Я ездил бы по стройкам, работал в Жургазе, и комсомольская свободная любовь, пролетарская пошлость и крестьянская тайная злоба все больше отвращали бы меня. Я видел бы, что все идет куда-то совсем не туда, и написал бы повесть вроде «Луны с левой стороны» Малашкина или «Игры в любовь» Гумилевского, после чего меня бы окончательно проработали и надолго выгнали из литературы. Что самое интересное, классово близкие братья-эмигранты вроде Адамовича тоже стали бы меня поругивать — за непонимание масштаба перемен, которые им оттуда казались величественными; за пошлость и мелочность претензий, за то, что вместо великих человеческих документов (Адамович как раз тогда по-лефовски боролся за документальность, живые свидетельства, «литературу факта») я интересуюсь самокопанием, а надо собирать, записывать, публиковать! В общем, они оттуда учили бы меня любить Родину. Всем: и ортодоксам, и оппозиционерам, и крестьянам, и перевальцам, и конструктивистам, и обэриутам — всем я был бы чужой, потому что нет в России ничего столь непростительного, как твердое понимание бесчеловечности и имморальности ее истории — и твердый же отказ на этом основании делать безнадежный выбор и тупо держаться его. Идеологические различия вообще не играют тут никакой роли, и последовательный либерал так же глуп, как последовательный консерватор. Оба похожи на людей, пытающихся свернуть с железной дороги. Им угодна прямота, а она закругляется. Дымом паровозным хотела она чихать на их убеждения, ясно вам?
Но ради блаженного ощущения своей правоты и чужой неблагонадежности русский человек вечно жаждет поучаствовать в цепной реакции разделений: левое — правое, русское — нерусское, западное — почвенное. И поскольку в этой дискуссии у меня нет раз и навсегда оформленной позиции — меня одинаково дружно ненавидели бы свои и чужие, и я долго спрашивал бы себя о причинах этой ненависти, и успокаивал бы себя тем, что просто я, наверное, толстый.
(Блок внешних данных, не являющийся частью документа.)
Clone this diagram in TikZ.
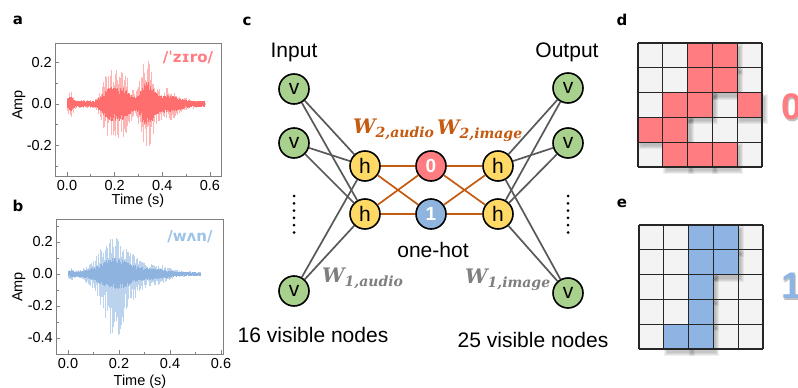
\documentclass[tikz,border=0pt]{standalone}
\usepackage{fontspec}
\setmainfont{Liberation Sans}
\newfontfamily\ipafont{DejaVu Sans}
\newfontfamily\wfont{DejaVu Serif}
\newfontfamily\panelfont{DejaVu Sans}
\definecolor{wredL}{HTML}{FFB4B4}
\definecolor{wredD}{HTML}{FF6E6E}
\definecolor{wblueL}{HTML}{BCD3EE}
\definecolor{wblueD}{HTML}{8DB3DE}
\definecolor{ipared}{HTML}{FF7C80}
\definecolor{ipablue}{HTML}{9DC3E6}
\definecolor{gnode}{HTML}{A9D18E}
\definecolor{ynode}{HTML}{FFD966}
\definecolor{rnode}{HTML}{FF7C80}
\definecolor{bnode}{HTML}{8FB4DE}
\definecolor{orline}{HTML}{C55A11}
\definecolor{grline}{HTML}{595959}
\definecolor{wgray}{HTML}{7F7F7F}
\definecolor{axgray}{HTML}{808080}
\definecolor{gridred}{HTML}{FF7C80}
\definecolor{gridblue}{HTML}{8EB4E3}
\definecolor{cellbg}{HTML}{F3F3F3}
\newcommand\pixgrid[4]{%
  \foreach \r in {1,...,5}{\foreach \c in {1,...,5}{
    \fill[cellbg] ({#1+(\c-1)*24.8},{#2+(\r-1)*24.8}) rectangle ++(24.8,24.8);}}
  \foreach \r/\c in {#4}{\foreach \k in {0,1,2,3}{
    \fill[black,opacity=0.06] ({#1+(\c-1)*24.8+3-\k},{#2+(\r-1)*24.8+4-\k}) rectangle ({#1+\c*24.8+3+\k},{#2+\r*24.8+4+\k});}}
  \foreach \r/\c in {#4}{
    \fill[#3] ({#1+(\c-1)*24.8},{#2+(\r-1)*24.8}) rectangle ++(24.8,24.8);}
  \foreach \k in {0,...,5}{
    \draw[line width=1.1pt,black!85] ({#1+\k*24.8},#2) -- ++(0,124);
    \draw[line width=1.1pt,black!85] (#1,{#2+\k*24.8}) -- ++(124,0);}
}
\begin{document}
\begin{tikzpicture}[x=1pt,y=-1pt,
  declare function={gau(\x,\c,\w)=exp(-min(((\x-\c)/\w)*((\x-\c)/\w),9));
                    gfour(\x,\c,\w)=exp(-min(((\x-\c)/\w)*((\x-\c)/\w)*((\x-\c)/\w)*((\x-\c)/\w),9));},
  panellab/.style={font=\panelfont\bfseries\fontsize{15}{15}\selectfont, inner sep=0},
  ticklab/.style={font=\fontsize{14.5}{15}\selectfont, inner sep=0},
  axbox/.style={draw=axgray, line width=0.9pt},
  tickline/.style={draw=axgray, line width=0.8pt},
  vnode/.style={circle, draw=black, line width=1.6pt, fill=gnode, minimum size=30pt, inner sep=0, font=\fontsize{21}{21}\selectfont},
  hnode/.style={vnode, fill=ynode},
  onode/.style={vnode, fill=rnode, text=white, font=\bfseries\fontsize{19}{19}\selectfont},
  inode/.style={vnode, fill=bnode, text=white, font=\bfseries\fontsize{19}{19}\selectfont},
  gline/.style={draw=grline, line width=1.7pt},
  oline/.style={draw=orline, line width=1.7pt},
  bigtext/.style={font=\fontsize{21}{21}\selectfont, inner sep=0},
  wlab/.style={font=\wfont\bfseries\itshape\fontsize{20}{20}\selectfont, inner sep=0, anchor=base west},
]
\useasboundingbox (0,0) rectangle (798,388);
\fill[white] (0,0) rectangle (798,388);

% ---------------- panel a ----------------
\node[panellab] (la) at (18,20) {a};
\pgfmathsetseed{12}
\foreach \i in {0,...,193}{
  \pgfmathsetmacro\t{\i*0.003}
  \pgfmathsetmacro\E{0.02+0.05*gau(\t,0.015,0.012)+0.15*gfour(\t,0.205,0.065)+0.2*gau(\t,0.335,0.035)+0.06*gau(\t,0.42,0.06)-0.02*gau(\t,0.6,0.03)}
  \pgfmathsetmacro\X{67+238.3*\t}
  \pgfmathsetmacro\Ya{104-206.7*\E*(0.3+0.7*rnd)}
  \pgfmathsetmacro\Yb{104+206.7*\E*(0.3+0.7*rnd)}
  \draw[wredL, line width=0.45pt] (\X,\Ya) -- (\X,\Yb);
}
\foreach \i in {0,...,386}{
  \pgfmathsetmacro\t{\i*0.0015}
  \pgfmathsetmacro\E{0.02+0.05*gau(\t,0.015,0.012)+0.15*gfour(\t,0.205,0.065)+0.2*gau(\t,0.335,0.035)+0.06*gau(\t,0.42,0.06)}
  \pgfmathsetmacro\C{0.45*\E+0.006}
  \pgfmathsetmacro\X{67+238.3*\t}
  \pgfmathsetmacro\Ya{104-206.7*\C*(0.5+0.5*rnd)}
  \pgfmathsetmacro\Yb{104+206.7*\C*(0.5+0.5*rnd)}
  \draw[wredD, line width=0.45pt] (\X,\Ya) -- (\X,\Yb);
}
\draw[axbox] (55,43) rectangle (221,176);
\foreach \v/\lab in {0/0.0,0.2/0.2,0.4/0.4,0.6/0.6}{
  \draw[tickline] ({67+238.3*\v},176) -- ++(0,-4);
  \node[ticklab] at ({67+238.3*\v},186) {\lab};}
\foreach \v in {0.1,0.3,0.5}{\draw[tickline] ({67+238.3*\v},176) -- ++(0,-2.5);}
\foreach \v/\lab in {0.2/0.2,0/0.0,-0.2/-0.2}{
  \draw[tickline] (55,{104-206.7*\v}) -- ++(4,0);
  \node[ticklab, anchor=east] at (52,{104-206.7*\v}) {\lab};}
\foreach \v in {0.1,-0.1,-0.3}{\draw[tickline] (55,{104-206.7*\v}) -- ++(2.5,0);}
\node[ticklab, rotate=90] (ampa) at (19,105) {Amp};
\node[ticklab] (timea) at (138,201) {Time (s)};
\node[font=\ipafont\bfseries\fontsize{15}{15}\selectfont, text=ipared, inner sep=0] (ipa0) at (188,58) {/ˈzɪro/};

% ---------------- panel b ----------------
\node[panellab] (lb) at (18,206) {b};
\pgfmathsetseed{5}
\foreach \i in {0,...,207}{
  \pgfmathsetmacro\t{\i*0.0025}
  \pgfmathsetmacro\Et{0.015+0.03*gau(\t,0.012,0.01)+0.22*gau(\t,0.185,0.085)+0.05*gau(\t,0.34,0.07)}
  \pgfmathsetmacro\Eb{\Et*(1+0.75*gau(\t,0.185,0.07))}
  \pgfmathsetmacro\X{68+255*\t}
  \pgfmathsetmacro\Ya{274-160*\Et*(0.3+0.7*rnd)}
  \pgfmathsetmacro\Yb{274+160*\Eb*(0.3+0.7*rnd)}
  \draw[wblueL, line width=0.6pt] (\X,\Ya) -- (\X,\Yb);
}
\foreach \i in {0,...,346}{
  \pgfmathsetmacro\t{\i*0.0015}
  \pgfmathsetmacro\Et{0.015+0.03*gau(\t,0.012,0.01)+0.22*gau(\t,0.185,0.085)+0.05*gau(\t,0.34,0.07)}
  \pgfmathsetmacro\C{0.4*\Et+0.006}
  \pgfmathsetmacro\X{68+255*\t}
  \pgfmathsetmacro\Ya{274-160*\C*(0.5+0.5*rnd)}
  \pgfmathsetmacro\Yb{274+160*\C*(0.5+0.5*rnd)}
  \draw[wblueD, line width=0.45pt] (\X,\Ya) -- (\X,\Yb);
}
\draw[axbox] (56,219) rectangle (223,354);
\foreach \v/\lab in {0/0.0,0.2/0.2,0.4/0.4,0.6/0.6}{
  \draw[tickline] ({68+255*\v},354) -- ++(0,-4);
  \node[ticklab] at ({68+255*\v},364) {\lab};}
\foreach \v in {0.1,0.3,0.5}{\draw[tickline] ({68+255*\v},354) -- ++(0,-2.5);}
\foreach \v/\lab in {0.2/0.2,0/0.0,-0.2/-0.2,-0.4/-0.4}{
  \draw[tickline] (56,{274-160*\v}) -- ++(4,0);
  \node[ticklab, anchor=east] at (53,{274-160*\v}) {\lab};}
\foreach \v in {0.3,0.1,-0.1,-0.3}{\draw[tickline] (56,{274-160*\v}) -- ++(2.5,0);}
\node[ticklab, rotate=90] (ampb) at (19,287) {Amp};
\node[ticklab] (timeb) at (140,382) {Time (s)};
\node[font=\ipafont\bfseries\fontsize{15}{15}\selectfont, text=ipablue, inner sep=0] (ipa1) at (190,237) {/wʌn/};

% ---------------- panel c ----------------
\node[panellab] (lc) at (247,21) {c};
\node[bigtext] (inp) at (294,52) {Input};
\node[bigtext] (outp) at (567,52) {Output};
\node[vnode] (vL1) at (294,89) {v};
\node[vnode] (vL2) at (294,143) {v};
\node[vnode] (vL3) at (294,291) {v};
\node[hnode] (hL1) at (365,166) {h};
\node[hnode] (hL2) at (365,214) {h};
\node[onode] (n0) at (431,166) {0};
\node[inode] (n1) at (431,214) {1};
\node[hnode] (hR1) at (498,166) {h};
\node[hnode] (hR2) at (498,214) {h};
\node[vnode] (vR1) at (568,88) {v};
\node[vnode] (vR2) at (568,143) {v};
\node[vnode] (vR3) at (568,293) {v};
\foreach \a in {vL1,vL2,vL3}{\foreach \b in {hL1,hL2}{\draw[gline] (\a) -- (\b);}}
\foreach \a in {vR1,vR2,vR3}{\foreach \b in {hR1,hR2}{\draw[gline] (\a) -- (\b);}}
\foreach \a in {hL1,hL2}{\foreach \b in {n0,n1}{\draw[oline] (\a) -- (\b);}}
\foreach \a in {hR1,hR2}{\foreach \b in {n0,n1}{\draw[oline] (\a) -- (\b);}}
\foreach \k in {0,...,5}{
  \fill (294,{196+\k*7.3}) circle (1.5);
  \fill (568,{196+\k*7.3}) circle (1.5);}
\node[wlab, text=orline] (w2a) at (353,133) {W\raisebox{-4pt}{\fontsize{14}{14}\selectfont 2,audio}};
\node[wlab, text=orline] (w2i) at (437,134) {W\raisebox{-4pt}{\fontsize{14}{14}\selectfont 2,image}};
\node[wlab, text=wgray] (w1a) at (322,282) {W\raisebox{-4pt}{\fontsize{14}{14}\selectfont 1,audio}};
\node[wlab, text=wgray] (w1i) at (465,283) {W\raisebox{-4pt}{\fontsize{14}{14}\selectfont 1,image}};
\node[bigtext] (oh) at (433,250) {one-hot};
\node[bigtext] (vis16) at (313,335) {16 visible nodes};
\node[bigtext] (vis25) at (533,340) {25 visible nodes};

% ---------------- panel d ----------------
\node[panellab] (ld) at (622,20) {d};
\pixgrid{638}{43}{gridred}{1/3,1/4,2/3,2/4,3/2,3/3,3/5,4/1,4/2,5/2,5/3,5/4}
\node[anchor=west, inner sep=0, text=black, opacity=0.25, font=\bfseries\fontsize{37}{37}\selectfont] (zsh) at (782.5,108.5) {0};
\node[anchor=west, inner sep=0, text=gridred, font=\bfseries\fontsize{37}{37}\selectfont] (zero) at (781,107) {0};

% ---------------- panel e ----------------
\node[panellab] (le) at (622,203) {e};
\pixgrid{639}{225}{gridblue}{1/3,1/4,2/3,2/4,3/3,4/3,5/2,5/3}
\node[anchor=west, inner sep=0, text=black, opacity=0.25, font=\bfseries\fontsize{37}{37}\selectfont] (osh) at (782.5,287.5) {1};
\node[anchor=west, inner sep=0, text=gridblue, font=\bfseries\fontsize{37}{37}\selectfont] (one) at (781,286) {1};
\end{tikzpicture}
\end{document}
В тридцатые до меня бы дошло — быстрей, чем в нулевые, — что никакой реставрации империи, по сути дела, нет. Есть триумф серости, пошлости и трусости. Я еще мог бы поверить, что Тухачевский действительно хотел захватить власть. Но допустить, что виноваты все взятые… В скором времени я задумался бы об эмиграции, да поздно. Пришлось бы поработать учителем и освоить навык письма в стол. Но в тридцать восьмом я все-таки сумел бы бежать. Тихо, без пафоса, отдав проводнику все сбережения, я перешел бы границу — либо в Белоруссии, либо на Украине. Мне почему-то кажется, что я успел бы. Это был бы побег метафизический, прочь от всей этой ложной парадигмы вообще. Страна, в которой быть лояльным позорно, а нелояльным — самоубийственно, наконец обнажила бы передо мной всю свою наготу; я понял бы, что здесь охотятся не за смыслами, а за ощущениями, а самых сильных ощущения два: теплый слитный восторг толпы при виде жертвы и коллективный оргиастический ужас, придающий всему почти невыносимую остроту. Я понял бы, что поддерживать здешние революции так же бессмысленно, как возражать против них. Что ни одна революция тут ничего не меняет. Что ни одна не будет последней. Короче, я обязательно понял бы все это — как поняли многие и тогда, но рассказать никому не успели. Одних взяли, другие боялись. А третьим было слишком страшно признавать бессмысленными свою страну, свою историю и судьбу.